>>>
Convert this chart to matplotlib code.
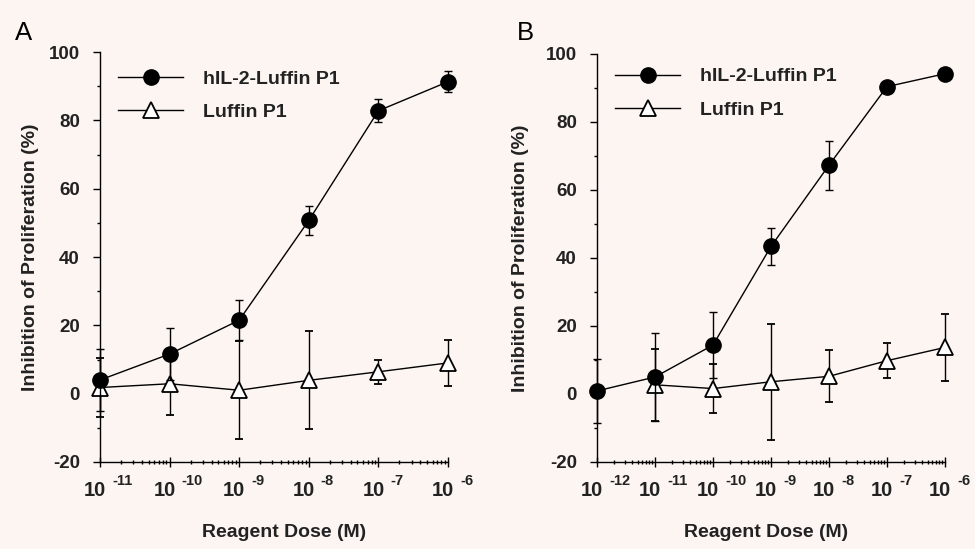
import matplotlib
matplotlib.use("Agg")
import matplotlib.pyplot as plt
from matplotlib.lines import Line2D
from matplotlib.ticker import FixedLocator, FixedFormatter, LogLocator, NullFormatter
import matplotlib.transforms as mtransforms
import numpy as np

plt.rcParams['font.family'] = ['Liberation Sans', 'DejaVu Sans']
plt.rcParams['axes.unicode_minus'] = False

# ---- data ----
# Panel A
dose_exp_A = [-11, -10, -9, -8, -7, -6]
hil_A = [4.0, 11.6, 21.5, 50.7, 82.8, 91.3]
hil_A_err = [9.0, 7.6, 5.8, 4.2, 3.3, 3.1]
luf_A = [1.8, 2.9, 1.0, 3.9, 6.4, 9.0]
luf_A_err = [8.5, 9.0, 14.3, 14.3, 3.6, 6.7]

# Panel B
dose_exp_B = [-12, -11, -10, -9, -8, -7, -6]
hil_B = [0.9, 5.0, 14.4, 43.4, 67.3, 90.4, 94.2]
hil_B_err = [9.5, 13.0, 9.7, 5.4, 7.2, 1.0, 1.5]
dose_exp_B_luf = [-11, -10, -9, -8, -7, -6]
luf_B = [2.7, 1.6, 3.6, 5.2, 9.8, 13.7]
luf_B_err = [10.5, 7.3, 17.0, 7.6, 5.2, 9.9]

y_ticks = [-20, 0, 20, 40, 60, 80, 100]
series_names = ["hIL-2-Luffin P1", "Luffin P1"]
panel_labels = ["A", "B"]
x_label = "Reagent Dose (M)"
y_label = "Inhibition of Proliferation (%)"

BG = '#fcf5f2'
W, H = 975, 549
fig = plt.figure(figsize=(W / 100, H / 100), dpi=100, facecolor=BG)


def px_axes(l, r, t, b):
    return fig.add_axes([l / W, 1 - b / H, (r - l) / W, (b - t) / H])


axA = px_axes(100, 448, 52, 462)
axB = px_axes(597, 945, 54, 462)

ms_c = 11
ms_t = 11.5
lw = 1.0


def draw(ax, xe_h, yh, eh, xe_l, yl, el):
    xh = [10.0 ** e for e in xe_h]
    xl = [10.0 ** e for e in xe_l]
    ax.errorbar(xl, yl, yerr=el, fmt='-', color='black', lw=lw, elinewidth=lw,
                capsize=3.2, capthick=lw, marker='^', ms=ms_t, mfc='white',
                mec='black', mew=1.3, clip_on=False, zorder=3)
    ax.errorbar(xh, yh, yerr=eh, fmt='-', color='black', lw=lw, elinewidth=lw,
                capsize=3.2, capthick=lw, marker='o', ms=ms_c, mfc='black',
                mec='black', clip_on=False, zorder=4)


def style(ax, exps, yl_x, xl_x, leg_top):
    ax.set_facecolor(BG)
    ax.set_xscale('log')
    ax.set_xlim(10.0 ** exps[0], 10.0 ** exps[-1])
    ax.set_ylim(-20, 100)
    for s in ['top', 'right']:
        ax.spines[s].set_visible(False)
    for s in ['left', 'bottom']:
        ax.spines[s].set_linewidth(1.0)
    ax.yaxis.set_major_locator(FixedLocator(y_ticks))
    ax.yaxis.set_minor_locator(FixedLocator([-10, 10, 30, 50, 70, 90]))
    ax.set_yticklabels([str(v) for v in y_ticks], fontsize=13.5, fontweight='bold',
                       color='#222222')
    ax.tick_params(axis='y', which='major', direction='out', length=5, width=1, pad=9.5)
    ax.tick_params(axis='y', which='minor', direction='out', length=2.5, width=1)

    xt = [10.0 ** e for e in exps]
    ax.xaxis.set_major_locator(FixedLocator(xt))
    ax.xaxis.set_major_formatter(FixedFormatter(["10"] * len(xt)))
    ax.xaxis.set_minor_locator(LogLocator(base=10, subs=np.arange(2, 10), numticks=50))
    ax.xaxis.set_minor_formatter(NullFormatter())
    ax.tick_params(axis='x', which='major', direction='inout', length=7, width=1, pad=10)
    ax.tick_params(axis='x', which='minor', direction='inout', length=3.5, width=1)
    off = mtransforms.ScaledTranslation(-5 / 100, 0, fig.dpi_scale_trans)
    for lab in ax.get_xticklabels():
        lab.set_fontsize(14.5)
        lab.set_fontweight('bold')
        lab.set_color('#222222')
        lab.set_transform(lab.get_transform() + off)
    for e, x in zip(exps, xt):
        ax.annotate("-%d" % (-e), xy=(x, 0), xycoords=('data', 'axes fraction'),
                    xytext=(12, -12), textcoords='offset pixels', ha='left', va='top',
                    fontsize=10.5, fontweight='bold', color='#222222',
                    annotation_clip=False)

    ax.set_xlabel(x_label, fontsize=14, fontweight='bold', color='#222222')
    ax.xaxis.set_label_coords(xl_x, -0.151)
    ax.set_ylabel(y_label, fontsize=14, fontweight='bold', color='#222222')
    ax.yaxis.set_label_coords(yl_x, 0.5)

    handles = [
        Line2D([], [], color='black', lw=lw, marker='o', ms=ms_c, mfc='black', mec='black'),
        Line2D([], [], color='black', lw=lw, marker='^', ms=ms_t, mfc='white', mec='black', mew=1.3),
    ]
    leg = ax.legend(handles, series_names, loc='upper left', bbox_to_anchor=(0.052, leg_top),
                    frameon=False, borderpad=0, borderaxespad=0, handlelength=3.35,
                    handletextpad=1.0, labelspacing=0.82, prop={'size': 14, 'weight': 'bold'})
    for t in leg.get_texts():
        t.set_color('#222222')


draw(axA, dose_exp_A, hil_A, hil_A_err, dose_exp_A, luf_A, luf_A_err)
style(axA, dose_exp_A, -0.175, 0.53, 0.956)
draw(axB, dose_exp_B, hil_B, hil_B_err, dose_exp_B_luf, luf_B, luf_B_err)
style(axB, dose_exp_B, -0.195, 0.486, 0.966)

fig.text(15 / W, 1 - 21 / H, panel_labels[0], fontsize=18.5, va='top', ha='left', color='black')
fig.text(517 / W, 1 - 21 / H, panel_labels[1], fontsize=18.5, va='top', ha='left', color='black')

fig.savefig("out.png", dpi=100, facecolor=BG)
<<<
# SET EXERCISE
Copy exactly the lines running from the beginning of the listing through the line that has "plt.rcParams['axes.unicode_minus'] = False". Drop the pictures.

# FULL ANSWER
Convert this chart to matplotlib code.
import matplotlib
matplotlib.use("Agg")
import matplotlib.pyplot as plt
from matplotlib.lines import Line2D
from matplotlib.ticker import FixedLocator, FixedFormatter, LogLocator, NullFormatter
import matplotlib.transforms as mtransforms
import numpy as np

plt.rcParams['font.family'] = ['Liberation Sans', 'DejaVu Sans']
plt.rcParams['axes.unicode_minus'] = False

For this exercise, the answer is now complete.